• DO THIS: Will you repeat only the lines from the one with "Emit a LaTeX" through the one with "(alertsT) at (468,231)", both included, leaving every picture out?

• EXCERPTED DATA:
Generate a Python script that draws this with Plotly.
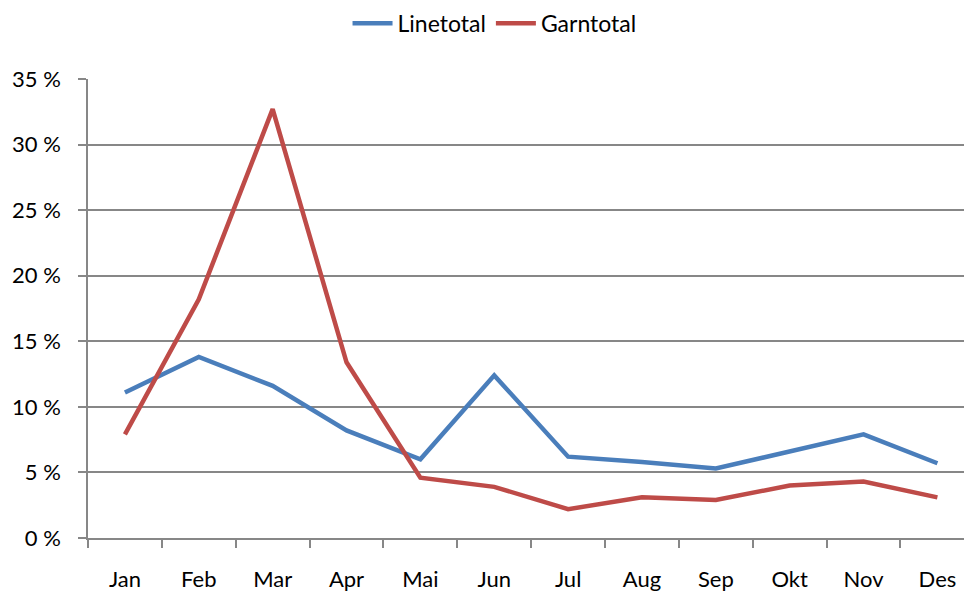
import plotly.graph_objects as go

months = ["Jan", "Feb", "Mar", "Apr", "Mai", "Jun", "Jul", "Aug", "Sep", "Okt", "Nov", "Des"]
linetotal = [11.1, 13.8, 11.6, 8.2, 6.0, 12.4, 6.2, 5.8, 5.3, 6.6, 7.9, 5.7]
garntotal = [7.9, 18.2, 32.7, 13.4, 4.6, 3.9, 2.2, 3.1, 2.9, 4.0, 4.3, 3.1]
ytick_vals = [0, 5, 10, 15, 20, 25, 30, 35]
ytick_text = ["0 %", "5 %", "10 %", "15 %", "20 %", "25 %", "30 %", "35 %"]

font_family = "Lato, 'Open Sans', sans-serif"
grid = "#878787"

fig = go.Figure()
fig.add_trace(go.Scatter(x=months, y=linetotal, mode="lines", name="Linetotal",
                         line=dict(color="#4A7EBB", width=4.5)))
fig.add_trace(go.Scatter(x=months, y=garntotal, mode="lines", name="Garntotal",
                         line=dict(color="#BE4B48", width=4.5)))

fig.update_layout(
    width=964, height=592,
    margin=dict(l=88, r=0, t=79, b=54),
    paper_bgcolor="white", plot_bgcolor="white",
    font=dict(family=font_family, size=22, color="black"),
    showlegend=True,
    legend=dict(orientation="h", x=0.513, xanchor="center", xref="container",
                y=0.997, yanchor="top", yref="container",
                font=dict(size=23), traceorder="normal", itemwidth=40),
    xaxis=dict(range=[-0.5, 11.36], type="category", showline=True, linecolor=grid, linewidth=1.5,
               ticks="outside", tickson="boundaries", ticklen=8, tickcolor=grid, tickwidth=1.5,
               showgrid=False, zeroline=False, ticklabelstandoff=21),
    yaxis=dict(range=[0, 35], tickvals=ytick_vals, ticktext=ytick_text, showline=True,
               linecolor=grid, linewidth=1.5, ticks="outside", ticklen=8, tickcolor=grid,
               tickwidth=1.5, showgrid=True, gridcolor=grid, gridwidth=1.5, zeroline=False,
               ticklabelstandoff=13),
)

fig.write_html("out.html", config={"displayModeBar": False},
               post_script="document.body.style.margin='0';document.body.style.overflow='hidden';")
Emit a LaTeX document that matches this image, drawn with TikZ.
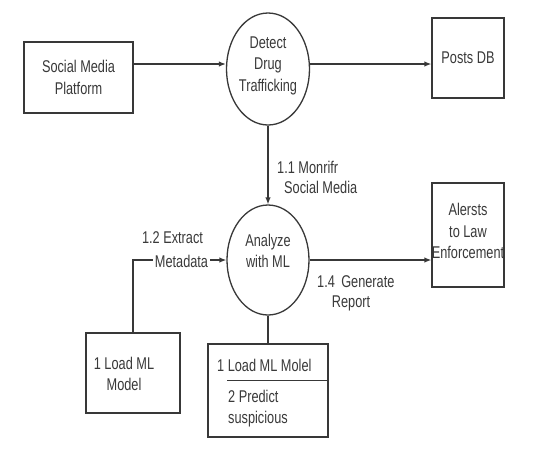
\documentclass[tikz,border=0pt]{standalone}
\usepackage{fontspec}
\setmainfont{Liberation Sans}[FakeStretch=0.75]
\usetikzlibrary{shapes.geometric,arrows.meta,calc}
\definecolor{ink}{HTML}{383838}
\definecolor{txt}{HTML}{3A3A3A}
\begin{document}
\begin{tikzpicture}[x=1pt,y=-1pt,
  every node/.style={text=txt, font=\fontsize{17}{21.5}\selectfont, inner sep=0pt},
  box/.style={draw=ink, line width=1.3pt, rectangle, align=center},
  proc/.style={draw=ink, line width=1.3pt, ellipse},
  flow/.style={draw=ink, line width=1.3pt, -{Latex[length=7pt,width=5.5pt]}},
  plain/.style={draw=ink, line width=1.3pt},
  lbl/.style={align=center}]
\fill[white] (0,0) rectangle (539,451);
\useasboundingbox (0,0) rectangle (539,451);

% helper coordinates for connector heights
\coordinate (y64) at (0,64);

% nodes
\node[box, minimum width=109, minimum height=71] (smp) at (78.5,77.5) {Social Media\\Platform};
\node[proc, minimum width=83, minimum height=112] (detect) at (268,69) {};
\node[lbl] (detectT) at (268,65.5) {Detect\\Drug\\Trafficking};
\node[box, minimum width=72, minimum height=80] (posts) at (468,58) {Posts DB};

\node[proc, minimum width=82, minimum height=110] (analyze) at (268,260) {};
\node[lbl] (analyzeT) at (268,251) {Analyze\\with ML};
\node[box, minimum width=72, minimum height=104] (alerts) at (468,235) {};
\node[lbl] (alertsT) at (468,231) {Alersts\\to Law\\Enforcement};

\node[box, minimum width=94, minimum height=80] (loadml) at (133,373) {};
\node[lbl] (loadmlT) at (124,374) {1 Load ML\\Model};

\node[box, minimum width=120, minimum height=93] (bot) at (268,390.5) {};
\node[anchor=west] (botA) at (217,365) {1 Load ML Molel};
\node[anchor=west, align=left] (botB) at (228,408.5) {2 Predict\\suspicious};
\draw[plain] ($(bot.north west)+(20,37)$) -- ($(bot.north east)+(0,37)$);

% connectors
\draw[flow] (smp.east |- y64) -- (detect.west |- y64);
\draw[flow] (detect.east |- y64) -- (posts.west |- y64);
\draw[flow] (detect.south) -- (analyze.north);
\draw[flow] (analyze.east) -- (analyze.east -| alerts.west);
\draw[flow] (loadml.north) |- (analyze.west);
\draw[plain] (analyze.south) -- (bot.north);

% labels
\node[anchor=west] (l11a) at (277,167) {1.1 Monrifr};
\node[anchor=west] (l11b) at (284,187) {Social Media};
\node (l12a) at (172.5,238) {1.2 Extract};
\node[fill=white, inner xsep=2pt] (l12b) at (181.5,261) {Metadata};
\node[anchor=west] (l14a) at (317,282) {1.4\, Generate};
\node (l14b) at (351,303) {Report};
\end{tikzpicture}
\end{document}
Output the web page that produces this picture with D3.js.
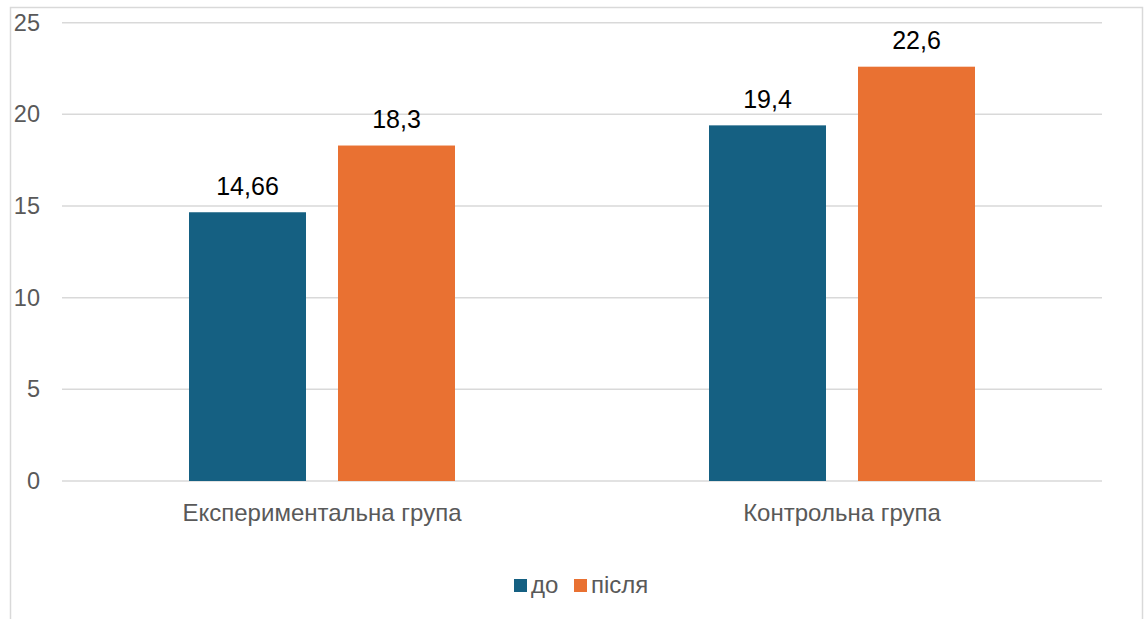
<!DOCTYPE html>
<html>
<head>
<meta charset="utf-8">
<script src="https://cdn.jsdelivr.net/npm/d3@7"></script>
<style>
  html, body { margin: 0; padding: 0; background: #fff; }
  svg { display: block; font-family: "Liberation Sans", Arial, sans-serif; }
</style>
</head>
<body>
<svg id="chart" width="1146" height="619"></svg>
<script>
// Chart data
const categories = ["Експериментальна група", "Контрольна група"];
const seriesNames = ["до", "після"];
const seriesBefore = [14.66, 19.4];
const seriesAfter = [18.3, 22.6];
const valueLabels = [["14,66", "19,4"], ["18,3", "22,6"]];
const yTicks = [0, 5, 10, 15, 20, 25];
const colors = ["#156082", "#E97132"];

const svg = d3.select("#chart");

// Outer frame (bottom edge sits outside the visible area)
svg.append("rect")
  .attr("x", 10.5).attr("y", 7.5)
  .attr("width", 1132).attr("height", 640)
  .attr("fill", "#fff").attr("stroke", "#d9d9d9").attr("stroke-width", 1.5);

const plot = { left: 62, right: 1102, top: 22.7, bottom: 481 };

const x0 = d3.scaleBand().domain(categories).range([plot.left, plot.right]).paddingInner(0).paddingOuter(0);
const y = d3.scaleLinear().domain([0, 25]).range([plot.bottom, plot.top]);

// Gridlines
svg.append("g").selectAll("line").data(yTicks).join("line")
  .attr("x1", plot.left).attr("x2", plot.right)
  .attr("y1", d => y(d)).attr("y2", d => y(d))
  .attr("stroke", "#d9d9d9").attr("stroke-width", 1.5);

// Y axis labels
const yAxis = d3.axisLeft(y).tickValues(yTicks).tickSize(0).tickPadding(0);
const yg = svg.append("g").attr("transform", `translate(40,0)`).call(yAxis);
yg.select(".domain").remove();
yg.selectAll("text").attr("fill", "#595959").attr("font-size", 23.5)
  .attr("font-family", "Liberation Sans, Arial, sans-serif");

// Bars and value labels
const barW = 117, gap = 32;
const series = [seriesBefore, seriesAfter];
series.forEach((vals, si) => {
  const g = svg.append("g");
  const cx = i => {
    const c = x0(categories[i]) + x0.bandwidth() / 2;
    return si === 0 ? c - gap / 2 - barW / 2 : c + gap / 2 + barW / 2;
  };
  g.selectAll("rect").data(vals).join("rect")
    .attr("x", (d, i) => cx(i) - barW / 2)
    .attr("y", d => y(d))
    .attr("width", barW)
    .attr("height", d => y(0) - y(d))
    .attr("fill", colors[si]);
  g.selectAll("text").data(vals).join("text")
    .attr("x", (d, i) => cx(i))
    .attr("y", d => y(d) - 17.5)
    .attr("text-anchor", "middle")
    .attr("font-size", 25)
    .attr("fill", "#000")
    .text((d, i) => valueLabels[si][i]);
});

// Category labels
svg.append("g").selectAll("text").data(categories).join("text")
  .attr("x", d => x0(d) + x0.bandwidth() / 2)
  .attr("y", 521)
  .attr("text-anchor", "middle")
  .attr("font-size", 24)
  .attr("fill", "#595959")
  .text(d => d);

// Legend
const legend = svg.append("g");
const legendItems = [
  { name: seriesNames[0], color: colors[0], x: 514 },
  { name: seriesNames[1], color: colors[1], x: 574 }
];
legendItems.forEach(it => {
  legend.append("rect").attr("x", it.x).attr("y", 579).attr("width", 13).attr("height", 13).attr("fill", it.color);
  legend.append("text").attr("x", it.x + 17).attr("y", 593).attr("font-size", 24).attr("fill", "#595959").text(it.name);
});
</script>
</body>
</html>
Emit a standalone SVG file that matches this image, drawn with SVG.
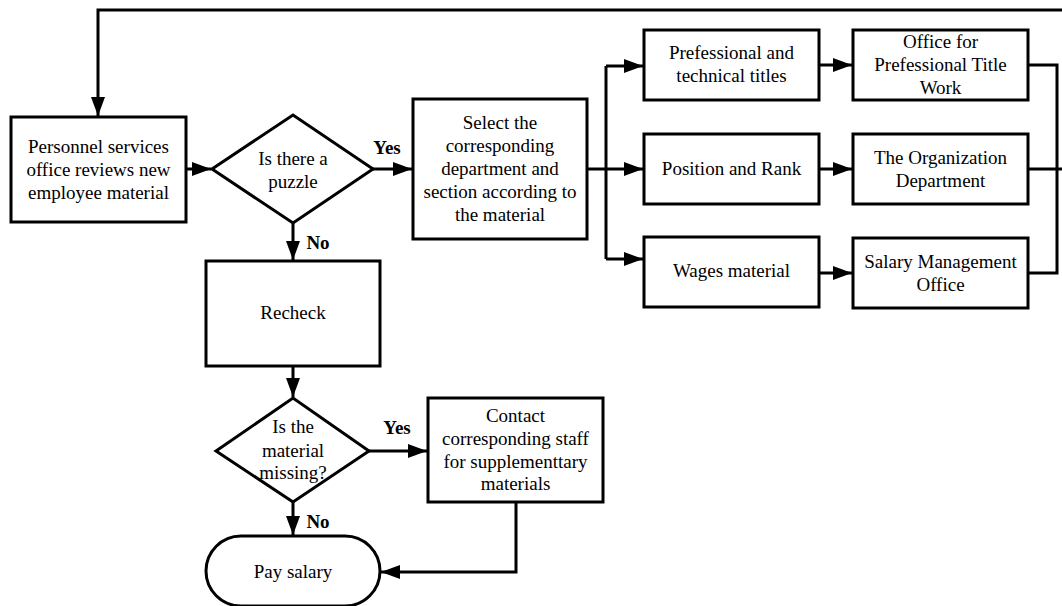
<svg xmlns="http://www.w3.org/2000/svg" width="1062" height="606" viewBox="0 0 1062 606">
<style>
.n{fill:#fff;stroke:#000;stroke-width:3}
.t{font-family:"Liberation Serif","Times New Roman",serif;font-size:19px;fill:#000;text-anchor:middle}
.b{font-family:"Liberation Serif","Times New Roman",serif;font-size:19px;font-weight:bold;fill:#000;text-anchor:middle}
.c{fill:none;stroke:#000;stroke-width:3}
</style>
<defs>
<marker id="ah" viewBox="0 0 19 14" refX="19" refY="7" markerWidth="19" markerHeight="14" markerUnits="userSpaceOnUse" orient="auto">
<path d="M0,0 L19,7 L0,14 z" fill="#000"/>
</marker>
</defs>
<rect width="1062" height="606" fill="#fff"/>
<g id="connectors">
<path class="c" d="M1062,10 H98 V116" marker-end="url(#ah)"/>
<path class="c" d="M186,169 H211" marker-end="url(#ah)"/>
<path class="c" d="M373,169 H412" marker-end="url(#ah)"/>
<path class="c" d="M587,169 H606"/>
<path class="c" d="M606,66 V259"/>
<path class="c" d="M606,66 H643" marker-end="url(#ah)"/>
<path class="c" d="M606,169 H643" marker-end="url(#ah)"/>
<path class="c" d="M606,259 H643" marker-end="url(#ah)"/>
<path class="c" d="M819,65 H852" marker-end="url(#ah)"/>
<path class="c" d="M819,169 H852" marker-end="url(#ah)"/>
<path class="c" d="M819,273 H852" marker-end="url(#ah)"/>
<path class="c" d="M1028,65 H1057 V273 H1028"/>
<path class="c" d="M1028,169 H1062"/>
<path class="c" d="M293,223 V260" marker-end="url(#ah)"/>
<path class="c" d="M293,366 V397" marker-end="url(#ah)"/>
<path class="c" d="M369,451 H427" marker-end="url(#ah)"/>
<path class="c" d="M293,502 V535" marker-end="url(#ah)"/>
<path class="c" d="M516,502 V572 H381" marker-end="url(#ah)"/>
<text class="b" x="387" y="154">Yes</text>
<text class="b" x="318" y="249">No</text>
<text class="b" x="397" y="434">Yes</text>
<text class="b" x="318" y="528">No</text>
</g>
<g id="n_review">
<rect class="n" x="11" y="117" width="175" height="105"/>
<text class="t" x="98.5" y="153">Personnel services</text>
<text class="t" x="98.5" y="176">office reviews new</text>
<text class="t" x="98.5" y="199">employee material</text>
</g>
<g id="n_puzzle">
<polygon class="n" points="212,169 293,115 373,169 293,223"/>
<text class="t" x="293" y="165">Is there a</text>
<text class="t" x="293" y="188">puzzle</text>
</g>
<g id="n_select">
<rect class="n" x="413" y="99" width="174" height="140"/>
<text class="t" x="500" y="129">Select the</text>
<text class="t" x="500" y="152">corresponding</text>
<text class="t" x="500" y="175">department and</text>
<text class="t" x="500" y="198">section according to</text>
<text class="t" x="500" y="221">the material</text>
</g>
<g id="n_titles">
<rect class="n" x="644" y="30" width="175" height="70"/>
<text class="t" x="731.5" y="59">Prefessional and</text>
<text class="t" x="731.5" y="82">technical titles</text>
</g>
<g id="n_position">
<rect class="n" x="644" y="134" width="175" height="70"/>
<text class="t" x="731.5" y="175">Position and Rank</text>
</g>
<g id="n_wages">
<rect class="n" x="644" y="237" width="175" height="70"/>
<text class="t" x="731.5" y="277">Wages material</text>
</g>
<g id="n_office">
<rect class="n" x="853" y="30" width="175" height="70"/>
<text class="t" x="940.5" y="48">Office for</text>
<text class="t" x="940.5" y="71">Prefessional Title</text>
<text class="t" x="940.5" y="94">Work</text>
</g>
<g id="n_org">
<rect class="n" x="853" y="134" width="175" height="70"/>
<text class="t" x="940.5" y="164">The Organization</text>
<text class="t" x="940.5" y="187">Department</text>
</g>
<g id="n_salary">
<rect class="n" x="853" y="238" width="175" height="70"/>
<text class="t" x="940.5" y="268">Salary Management</text>
<text class="t" x="940.5" y="291">Office</text>
</g>
<g id="n_recheck">
<rect class="n" x="206" y="261" width="174" height="105"/>
<text class="t" x="293" y="319">Recheck</text>
</g>
<g id="n_missing">
<polygon class="n" points="216,451 293,398 369,451 293,502"/>
<text class="t" x="293" y="433">Is the</text>
<text class="t" x="293" y="457">material</text>
<text class="t" x="293" y="479">missing?</text>
</g>
<g id="n_contact">
<rect class="n" x="428" y="398" width="175" height="104"/>
<text class="t" x="515.5" y="422">Contact</text>
<text class="t" x="515.5" y="445">corresponding staff</text>
<text class="t" x="515.5" y="468">for supplementtary</text>
<text class="t" x="515.5" y="490">materials</text>
</g>
<g id="n_pay">
<rect class="n" x="206" y="536" width="174" height="70" rx="35" ry="35"/>
<text class="t" x="293" y="578">Pay salary</text>
</g>
</svg>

• EXERCISE RESULT:
Emit a LaTeX document that matches this image, drawn with TikZ.
\documentclass[tikz,border=0pt]{standalone}
\usepackage{fontspec}
\setmainfont{Liberation Sans}[FakeStretch=0.75]
\usetikzlibrary{shapes.geometric,arrows.meta,calc}
\definecolor{ink}{HTML}{383838}
\definecolor{txt}{HTML}{3A3A3A}
\begin{document}
\begin{tikzpicture}[x=1pt,y=-1pt,
  every node/.style={text=txt, font=\fontsize{17}{21.5}\selectfont, inner sep=0pt},
  box/.style={draw=ink, line width=1.3pt, rectangle, align=center},
  proc/.style={draw=ink, line width=1.3pt, ellipse},
  flow/.style={draw=ink, line width=1.3pt, -{Latex[length=7pt,width=5.5pt]}},
  plain/.style={draw=ink, line width=1.3pt},
  lbl/.style={align=center}]
\fill[white] (0,0) rectangle (539,451);
\useasboundingbox (0,0) rectangle (539,451);

% helper coordinates for connector heights
\coordinate (y64) at (0,64);

% nodes
\node[box, minimum width=109, minimum height=71] (smp) at (78.5,77.5) {Social Media\\Platform};
\node[proc, minimum width=83, minimum height=112] (detect) at (268,69) {};
\node[lbl] (detectT) at (268,65.5) {Detect\\Drug\\Trafficking};
\node[box, minimum width=72, minimum height=80] (posts) at (468,58) {Posts DB};

\node[proc, minimum width=82, minimum height=110] (analyze) at (268,260) {};
\node[lbl] (analyzeT) at (268,251) {Analyze\\with ML};
\node[box, minimum width=72, minimum height=104] (alerts) at (468,235) {};
\node[lbl] (alertsT) at (468,231) {Alersts\\to Law\\Enforcement};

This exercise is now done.